--- START OF Provided data ---
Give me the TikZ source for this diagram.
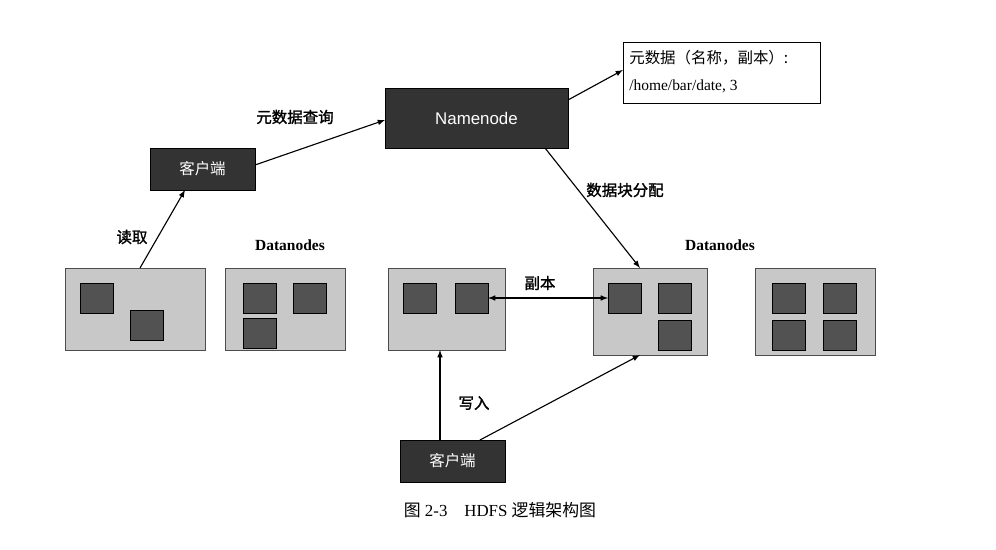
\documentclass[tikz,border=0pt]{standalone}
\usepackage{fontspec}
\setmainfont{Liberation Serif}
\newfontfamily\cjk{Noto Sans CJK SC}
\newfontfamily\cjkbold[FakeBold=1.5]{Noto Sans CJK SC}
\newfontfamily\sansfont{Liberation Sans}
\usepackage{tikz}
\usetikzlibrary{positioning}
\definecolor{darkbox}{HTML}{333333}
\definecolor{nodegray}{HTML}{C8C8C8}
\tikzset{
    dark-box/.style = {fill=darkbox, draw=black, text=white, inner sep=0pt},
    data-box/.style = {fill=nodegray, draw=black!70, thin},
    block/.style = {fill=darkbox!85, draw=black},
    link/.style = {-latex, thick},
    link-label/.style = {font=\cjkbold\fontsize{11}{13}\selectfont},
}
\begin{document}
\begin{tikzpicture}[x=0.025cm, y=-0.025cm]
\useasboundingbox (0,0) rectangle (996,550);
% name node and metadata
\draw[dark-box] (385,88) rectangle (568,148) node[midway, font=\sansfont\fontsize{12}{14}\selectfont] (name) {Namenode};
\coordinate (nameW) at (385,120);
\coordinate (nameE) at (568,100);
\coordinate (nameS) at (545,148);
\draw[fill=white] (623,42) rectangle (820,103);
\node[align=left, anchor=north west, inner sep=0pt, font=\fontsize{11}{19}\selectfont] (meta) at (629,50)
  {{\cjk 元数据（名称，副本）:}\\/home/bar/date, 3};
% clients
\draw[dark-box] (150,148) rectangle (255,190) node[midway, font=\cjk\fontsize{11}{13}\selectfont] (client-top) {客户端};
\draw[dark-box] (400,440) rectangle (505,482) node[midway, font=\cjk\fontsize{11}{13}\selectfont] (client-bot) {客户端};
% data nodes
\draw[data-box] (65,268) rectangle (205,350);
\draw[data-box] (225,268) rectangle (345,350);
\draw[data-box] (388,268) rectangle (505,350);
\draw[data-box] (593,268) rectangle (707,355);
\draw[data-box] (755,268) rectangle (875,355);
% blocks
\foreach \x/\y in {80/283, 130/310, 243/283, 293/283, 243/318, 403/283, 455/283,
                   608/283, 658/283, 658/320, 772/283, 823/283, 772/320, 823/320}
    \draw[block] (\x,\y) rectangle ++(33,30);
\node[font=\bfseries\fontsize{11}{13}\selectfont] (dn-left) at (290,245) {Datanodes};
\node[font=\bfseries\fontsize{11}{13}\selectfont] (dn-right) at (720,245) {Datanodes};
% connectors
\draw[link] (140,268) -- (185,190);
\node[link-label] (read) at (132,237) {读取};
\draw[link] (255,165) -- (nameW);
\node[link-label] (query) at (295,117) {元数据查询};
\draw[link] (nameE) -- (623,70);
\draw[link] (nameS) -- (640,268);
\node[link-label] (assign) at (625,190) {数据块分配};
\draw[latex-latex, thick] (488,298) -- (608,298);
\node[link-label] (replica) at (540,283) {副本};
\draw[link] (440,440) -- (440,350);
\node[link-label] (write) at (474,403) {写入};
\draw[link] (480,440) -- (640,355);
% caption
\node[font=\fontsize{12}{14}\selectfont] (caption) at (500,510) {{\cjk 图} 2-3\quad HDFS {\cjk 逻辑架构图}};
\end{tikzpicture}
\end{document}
--- END OF Provided data ---
## Job
Retype each line of the listing above word for word. Exclude the pictures.

## Complete response
Give me the TikZ source for this diagram.
\documentclass[tikz,border=0pt]{standalone}
\usepackage{fontspec}
\setmainfont{Liberation Serif}
\newfontfamily\cjk{Noto Sans CJK SC}
\newfontfamily\cjkbold[FakeBold=1.5]{Noto Sans CJK SC}
\newfontfamily\sansfont{Liberation Sans}
\usepackage{tikz}
\usetikzlibrary{positioning}
\definecolor{darkbox}{HTML}{333333}
\definecolor{nodegray}{HTML}{C8C8C8}
\tikzset{
    dark-box/.style = {fill=darkbox, draw=black, text=white, inner sep=0pt},
    data-box/.style = {fill=nodegray, draw=black!70, thin},
    block/.style = {fill=darkbox!85, draw=black},
    link/.style = {-latex, thick},
    link-label/.style = {font=\cjkbold\fontsize{11}{13}\selectfont},
}
\begin{document}
\begin{tikzpicture}[x=0.025cm, y=-0.025cm]
\useasboundingbox (0,0) rectangle (996,550);
% name node and metadata
\draw[dark-box] (385,88) rectangle (568,148) node[midway, font=\sansfont\fontsize{12}{14}\selectfont] (name) {Namenode};
\coordinate (nameW) at (385,120);
\coordinate (nameE) at (568,100);
\coordinate (nameS) at (545,148);
\draw[fill=white] (623,42) rectangle (820,103);
\node[align=left, anchor=north west, inner sep=0pt, font=\fontsize{11}{19}\selectfont] (meta) at (629,50)
  {{\cjk 元数据（名称，副本）:}\\/home/bar/date, 3};
% clients
\draw[dark-box] (150,148) rectangle (255,190) node[midway, font=\cjk\fontsize{11}{13}\selectfont] (client-top) {客户端};
\draw[dark-box] (400,440) rectangle (505,482) node[midway, font=\cjk\fontsize{11}{13}\selectfont] (client-bot) {客户端};
% data nodes
\draw[data-box] (65,268) rectangle (205,350);
\draw[data-box] (225,268) rectangle (345,350);
\draw[data-box] (388,268) rectangle (505,350);
\draw[data-box] (593,268) rectangle (707,355);
\draw[data-box] (755,268) rectangle (875,355);
% blocks
\foreach \x/\y in {80/283, 130/310, 243/283, 293/283, 243/318, 403/283, 455/283,
                   608/283, 658/283, 658/320, 772/283, 823/283, 772/320, 823/320}
    \draw[block] (\x,\y) rectangle ++(33,30);
\node[font=\bfseries\fontsize{11}{13}\selectfont] (dn-left) at (290,245) {Datanodes};
\node[font=\bfseries\fontsize{11}{13}\selectfont] (dn-right) at (720,245) {Datanodes};
% connectors
\draw[link] (140,268) -- (185,190);
\node[link-label] (read) at (132,237) {读取};
\draw[link] (255,165) -- (nameW);
\node[link-label] (query) at (295,117) {元数据查询};
\draw[link] (nameE) -- (623,70);
\draw[link] (nameS) -- (640,268);
\node[link-label] (assign) at (625,190) {数据块分配};
\draw[latex-latex, thick] (488,298) -- (608,298);
\node[link-label] (replica) at (540,283) {副本};
\draw[link] (440,440) -- (440,350);
\node[link-label] (write) at (474,403) {写入};
\draw[link] (480,440) -- (640,355);
% caption
\node[font=\fontsize{12}{14}\selectfont] (caption) at (500,510) {{\cjk 图} 2-3\quad HDFS {\cjk 逻辑架构图}};
\end{tikzpicture}
\end{document}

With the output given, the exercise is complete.